- **Requirements**
Reproduce word for word the lines from the beginning of the entries to the line with "ax = fig.add_axes([116.3", both included, but none of the pictures.

[Dataset rows]
○ ○ ○ ○

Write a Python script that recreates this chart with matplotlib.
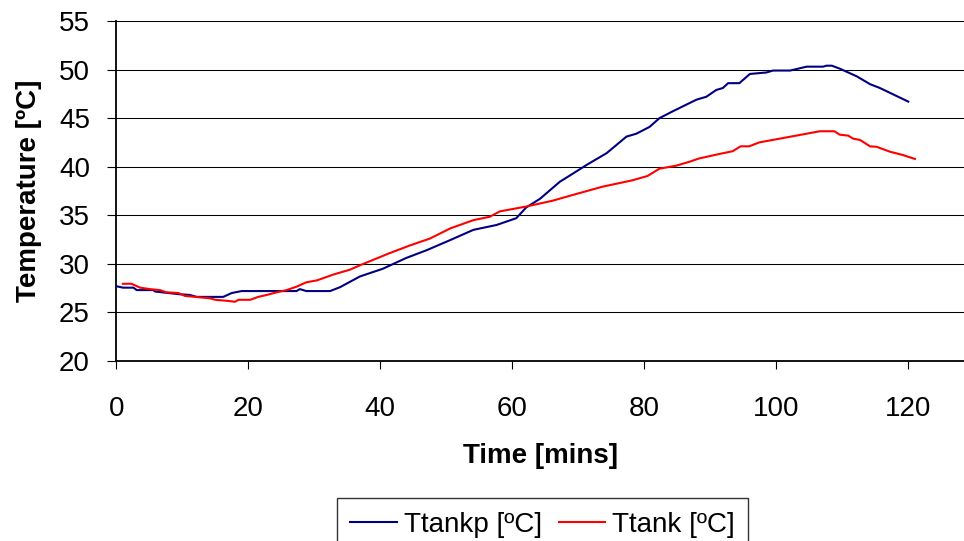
import matplotlib
matplotlib.use("Agg")
import matplotlib.pyplot as plt

# Data
time_tankp = [0, 1, 2.6, 3.1, 5.6, 5.9, 9.6, 11.1, 12.2, 16.2, 17.5, 19.0, 27.3, 27.8, 28.8,
              32.4, 33.9, 36.9, 40.4, 43.9, 47.0, 50.6, 54.1, 57.6, 60.6, 62.1, 64.2, 67.2,
              69.2, 71.3, 74.3, 77.3, 78.8, 80.8, 82.3, 84.3, 87.9, 89.4, 90.9, 91.9, 92.7,
              94.4, 96.0, 98.5, 99.5, 102.1, 104.6, 107.1, 107.6, 108.4, 109.6, 112.2, 114.2,
              115.7, 117.7, 120.0]
temp_tankp = [27.7, 27.55, 27.55, 27.3, 27.3, 27.15, 26.87, 26.8, 26.6, 26.6, 27.0, 27.2, 27.2,
              27.4, 27.2, 27.2, 27.6, 28.7, 29.5, 30.6, 31.4, 32.45, 33.5, 34.0, 34.7, 35.8,
              36.7, 38.45, 39.3, 40.2, 41.4, 43.1, 43.4, 44.1, 45.0, 45.7, 46.9, 47.2, 47.9,
              48.1, 48.6, 48.6, 49.55, 49.7, 49.9, 49.9, 50.3, 50.3, 50.4, 50.4, 50.1, 49.3,
              48.5, 48.1, 47.45, 46.7]

time_tank = [1.0, 2.3, 3.6, 5.1, 6.6, 7.6, 9.4, 10.4, 12.7, 14.2, 15.0, 16.7, 18.0, 18.5, 20.3,
             21.5, 22.8, 24.3, 25.8, 27.3, 28.8, 30.4, 32.9, 35.4, 36.9, 41.4, 44.5, 47.5,
             50.6, 54.1, 56.6, 58.1, 62.1, 66.1, 69.2, 73.7, 78.2, 80.5, 82.3, 84.8, 86.8,
             88.3, 91.3, 93.4, 94.6, 95.9, 97.4, 99.4, 101.4, 104.6, 106.6, 108.8, 109.6,
             110.9, 111.6, 112.7, 114.2, 115.2, 117.2, 119.2, 121.0]
temp_tank = [27.95, 27.95, 27.55, 27.4, 27.3, 27.07, 27.0, 26.7, 26.55, 26.45, 26.3, 26.2, 26.1,
             26.3, 26.3, 26.6, 26.8, 27.07, 27.3, 27.65, 28.1, 28.3, 28.9, 29.4, 29.85, 31.1,
             31.9, 32.6, 33.65, 34.5, 34.85, 35.4, 35.9, 36.5, 37.1, 37.95, 38.6, 39.05, 39.8,
             40.1, 40.5, 40.85, 41.3, 41.6, 42.1, 42.1, 42.5, 42.75, 43.0, 43.4, 43.65, 43.65,
             43.3, 43.2, 42.9, 42.75, 42.1, 42.05, 41.55, 41.2, 40.8]

series_labels = ["Ttankp [ºC]", "Ttank [ºC]"]
x_ticks = [0, 20, 40, 60, 80, 100, 120]
y_ticks = [20, 25, 30, 35, 40, 45, 50, 55]

plt.rcParams['font.family'] = ['Liberation Sans', 'DejaVu Sans']

fig = plt.figure(figsize=(9.64, 5.41), dpi=100)
ax = fig.add_axes([116.3 / 964, 1 - 361 / 541, 1 - 116.3 / 964, (361 - 21) / 541])

for yv in y_ticks[1:]:
    ax.axhline(yv, color='black', lw=0.75, zorder=1)

l1, = ax.plot(time_tankp, temp_tankp, color='#000080', lw=1.5, zorder=3)
l2, = ax.plot(time_tank, temp_tank, color='#FF0000', lw=1.5, zorder=3)

ax.set_xlim(0, (964 - 116.3) / 6.6)
ax.set_ylim(20, 55)
ax.set_xticks(x_ticks)
ax.set_yticks(y_ticks)

for s in ['top', 'right']:
    ax.spines[s].set_visible(False)
for s in ['left', 'bottom']:
    ax.spines[s].set_linewidth(1.3)
    ax.spines[s].set_color('black')

ax.tick_params(axis='y', direction='out', length=6.5, width=0.8, labelsize=20, pad=12.5)
ax.tick_params(axis='x', direction='out', length=6, width=0.8, labelsize=20, pad=19)

ax.set_xlabel("Time [mins]", fontsize=20, fontweight='bold', labelpad=15)
ax.set_ylabel("Temperature [ºC]", fontsize=20, fontweight='bold', labelpad=12.5)

leg = fig.legend([l1, l2], series_labels, loc='upper center',
                 bbox_to_anchor=(542.5 / 964, 1 - 498 / 541), ncol=2, fontsize=20,
                 frameon=True, fancybox=False, handlelength=1.68, handletextpad=0.24,
                 columnspacing=0.6, borderpad=0.5, borderaxespad=0)
leg.get_frame().set_edgecolor('black')
leg.get_frame().set_linewidth(1.0)
for h in leg.get_lines():
    h.set_linewidth(1.5)

fig.savefig("out.png", dpi=100)
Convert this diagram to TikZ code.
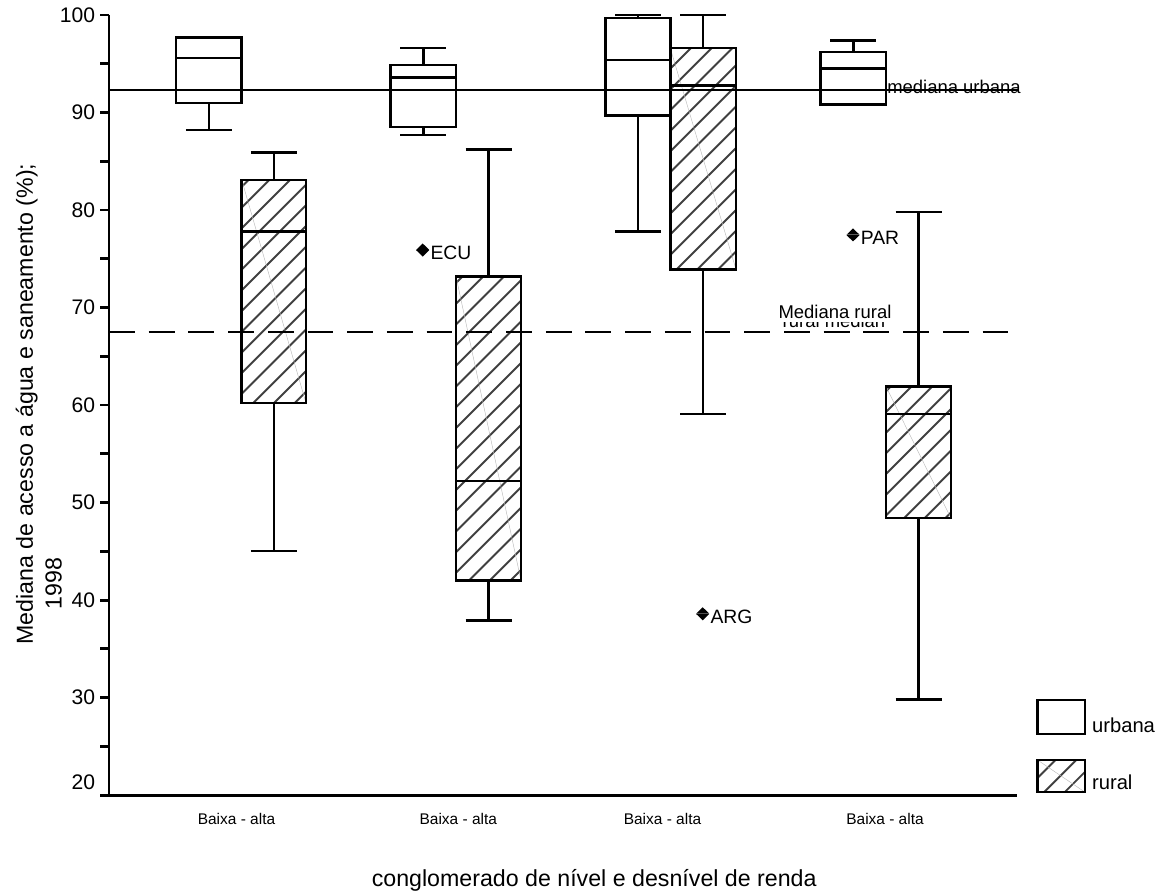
\documentclass[tikz,border=0pt]{standalone}
\usepackage{fontspec}
\setmainfont{Liberation Sans}
\usepackage{tikz}
\usetikzlibrary{calc}
\tikzset{
	axisline/.style={line width=1.6pt},
	boxline/.style={line width=1.4pt},
	hatchline/.style={line width=1.1pt, black!75},
	ghostline/.style={line width=0.25pt, gray!55},
	ticklabel/.style={anchor=east, inner sep=0pt, font=\fontsize{12}{14}\selectfont},
	catlabel/.style={anchor=base, inner sep=0pt, font=\fontsize{8.8}{10}\selectfont},
	reflabel/.style={inner sep=0pt, font=\fontsize{10.5}{12}\selectfont},
	titlelabel/.style={inner sep=0pt, font=\fontsize{13.2}{15}\selectfont}
}

\begin{document}
\begin{tikzpicture}[
		x=0.02cm, y=0.19508cm,
		outlabel/.style={anchor=base west, inner sep=0pt, font=\fontsize{11}{13}\selectfont},
		legendlabel/.style={anchor=base west, inner sep=0pt, font=\fontsize{11.5}{13}\selectfont},
		]
		\useasboundingbox (0,9.883) rectangle (1165,101.538);
		
		%% -- Hatching of the rural boxes and of the legend key
		\begin{scope}
			\clip (241.7,60.2) rectangle (306,83.1)
			(456,42.0) rectangle (521,73.2)
			(670.3,73.9) rectangle (736,96.6)
			(886,48.4) rectangle (951,61.9)
			(1037.3,20.31) rectangle (1085,23.62);
			\foreach \k in {0,...,100}
			\draw[hatchline] (-900+\k*20.7,9.883) -- ++(20cm,20cm);
		\end{scope}
		\draw[ghostline] (241.7,83.1) -- (306,60.2);
		\draw[ghostline] (456,73.2) -- (521,42.0);
		\draw[ghostline] (670.3,96.6) -- (736,73.9);
		\draw[ghostline] (886,61.9) -- (951,48.4);
		\draw[ghostline] (1037.3,23.62) -- (1085,20.31);
		
		%% -- Box plots: left, right, centre, min, Q1, median, Q3, max
		\foreach \xl/\xr/\xm/\lo/\qa/\md/\qb/\hi in {
			176/241.7/208.8/88.2/91.0/95.6/97.7/97.7,
			241.7/306/273.8/45.05/60.2/77.8/83.1/85.9,
			390.7/456/423.3/87.7/88.5/93.6/94.9/96.6,
			456/521/488.5/37.9/42.0/52.2/73.2/86.2,
			605.7/670.3/638/77.8/89.7/95.4/99.7/100,
			670.3/736/703.2/59.1/73.9/92.75/96.6/100,
			820.5/886/853.3/90.8/90.8/94.5/96.2/97.4,
			886/951/918.5/29.8/48.4/59.1/61.9/79.8}
		{
			\draw[boxline] (\xl,\qa) rectangle (\xr,\qb);
			\draw[boxline] (\xl,\md) -- (\xr,\md);
			\draw[boxline] (\xm,\qa) -- (\xm,\lo) (\xm-23,\lo) -- (\xm+23,\lo);
			\draw[boxline] (\xm,\qb) -- (\xm,\hi) (\xm-23,\hi) -- (\xm+23,\hi);
		}
		
		%% -- Outliers
		\foreach \xo/\vo/\tag in {422.7/75.9/ECU, 702.7/38.6/ARG, 853/77.45/PAR} {
			\fill (\xo-6.5,\vo+0.02) -- (\xo,\vo+0.67) -- (\xo+6.5,\vo+0.02) -- cycle;
			\fill (\xo-6.5,\vo-0.02) -- (\xo,\vo-0.67) -- (\xo+6.5,\vo-0.02) -- cycle;
			\node[outlabel] (out\tag) at (\xo+7.5,\vo-0.95) {\tag};
		}
		
		%% -- Axes and ticks
		\draw[axisline] (109,100) -- (109,19.93) -- (1017,19.93);
		\foreach \v in {20,25,...,100}
		\draw[axisline] (100,\v) -- (109,\v);
		\foreach \v in {30,40,...,100}
		\node[ticklabel] (tick\v) at (95.5,\v) {\v};
		\node[ticklabel] (tick20) at (95.5,21.3) {20};
		
		%% -- Reference medians
		\node[reflabel, anchor=base] (ruralmedian) at (834,68.0) {rural median};
		\node[reflabel, anchor=base, fill=white, text depth=2pt] (medrural) at (835,68.9) {Mediana rural};
		\draw[boxline, dash pattern=on 14.7pt off 7.9pt] (109,67.49) -- (1015,67.49);
		\draw[boxline] (109,92.31) -- (1019,92.31);
		\node[reflabel, anchor=base west] (medurbana) at (887,91.9) {mediana urbana};
		
		%% -- Category labels and titles
		\node[catlabel] (cat1) at (236.5,16.96) {Baixa - alta};
		\node[catlabel] (cat2) at (458.3,16.96) {Baixa - alta};
		\node[catlabel] (cat3) at (662.5,16.96) {Baixa - alta};
		\node[catlabel] (cat4) at (885,16.96) {Baixa - alta};
		\node[titlelabel, anchor=base] (xtitle) at (594.2,10.63)
		{conglomerado de nível e desnível de renda};
		\node[titlelabel, rotate=90, anchor=base west] (ytitle) at (33,35.41)
		{Mediana de acesso a água e saneamento (\%);};
		\node[titlelabel, rotate=90, anchor=base west] (yyear) at (61.7,39.0) {1998};
		
		%% -- Legend
		\draw[boxline] (1037.3,26.25) rectangle (1085,29.77);
		\draw[boxline] (1037.3,20.31) rectangle (1085,23.62);
		\node[legendlabel] (legurbana) at (1091.7,26.42) {urbana};
		\node[legendlabel] (legrural) at (1091.7,20.54) {rural};
		
	\end{tikzpicture}
\end{document}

○ ○ ○ ○

- **The output**
Write a Python script that recreates this chart with matplotlib.
import matplotlib
matplotlib.use("Agg")
import matplotlib.pyplot as plt

# Data
time_tankp = [0, 1, 2.6, 3.1, 5.6, 5.9, 9.6, 11.1, 12.2, 16.2, 17.5, 19.0, 27.3, 27.8, 28.8,
              32.4, 33.9, 36.9, 40.4, 43.9, 47.0, 50.6, 54.1, 57.6, 60.6, 62.1, 64.2, 67.2,
              69.2, 71.3, 74.3, 77.3, 78.8, 80.8, 82.3, 84.3, 87.9, 89.4, 90.9, 91.9, 92.7,
              94.4, 96.0, 98.5, 99.5, 102.1, 104.6, 107.1, 107.6, 108.4, 109.6, 112.2, 114.2,
              115.7, 117.7, 120.0]
temp_tankp = [27.7, 27.55, 27.55, 27.3, 27.3, 27.15, 26.87, 26.8, 26.6, 26.6, 27.0, 27.2, 27.2,
              27.4, 27.2, 27.2, 27.6, 28.7, 29.5, 30.6, 31.4, 32.45, 33.5, 34.0, 34.7, 35.8,
              36.7, 38.45, 39.3, 40.2, 41.4, 43.1, 43.4, 44.1, 45.0, 45.7, 46.9, 47.2, 47.9,
              48.1, 48.6, 48.6, 49.55, 49.7, 49.9, 49.9, 50.3, 50.3, 50.4, 50.4, 50.1, 49.3,
              48.5, 48.1, 47.45, 46.7]

time_tank = [1.0, 2.3, 3.6, 5.1, 6.6, 7.6, 9.4, 10.4, 12.7, 14.2, 15.0, 16.7, 18.0, 18.5, 20.3,
             21.5, 22.8, 24.3, 25.8, 27.3, 28.8, 30.4, 32.9, 35.4, 36.9, 41.4, 44.5, 47.5,
             50.6, 54.1, 56.6, 58.1, 62.1, 66.1, 69.2, 73.7, 78.2, 80.5, 82.3, 84.8, 86.8,
             88.3, 91.3, 93.4, 94.6, 95.9, 97.4, 99.4, 101.4, 104.6, 106.6, 108.8, 109.6,
             110.9, 111.6, 112.7, 114.2, 115.2, 117.2, 119.2, 121.0]
temp_tank = [27.95, 27.95, 27.55, 27.4, 27.3, 27.07, 27.0, 26.7, 26.55, 26.45, 26.3, 26.2, 26.1,
             26.3, 26.3, 26.6, 26.8, 27.07, 27.3, 27.65, 28.1, 28.3, 28.9, 29.4, 29.85, 31.1,
             31.9, 32.6, 33.65, 34.5, 34.85, 35.4, 35.9, 36.5, 37.1, 37.95, 38.6, 39.05, 39.8,
             40.1, 40.5, 40.85, 41.3, 41.6, 42.1, 42.1, 42.5, 42.75, 43.0, 43.4, 43.65, 43.65,
             43.3, 43.2, 42.9, 42.75, 42.1, 42.05, 41.55, 41.2, 40.8]

series_labels = ["Ttankp [ºC]", "Ttank [ºC]"]
x_ticks = [0, 20, 40, 60, 80, 100, 120]
y_ticks = [20, 25, 30, 35, 40, 45, 50, 55]

plt.rcParams['font.family'] = ['Liberation Sans', 'DejaVu Sans']

fig = plt.figure(figsize=(9.64, 5.41), dpi=100)
ax = fig.add_axes([116.3 / 964, 1 - 361 / 541, 1 - 116.3 / 964, (361 - 21) / 541])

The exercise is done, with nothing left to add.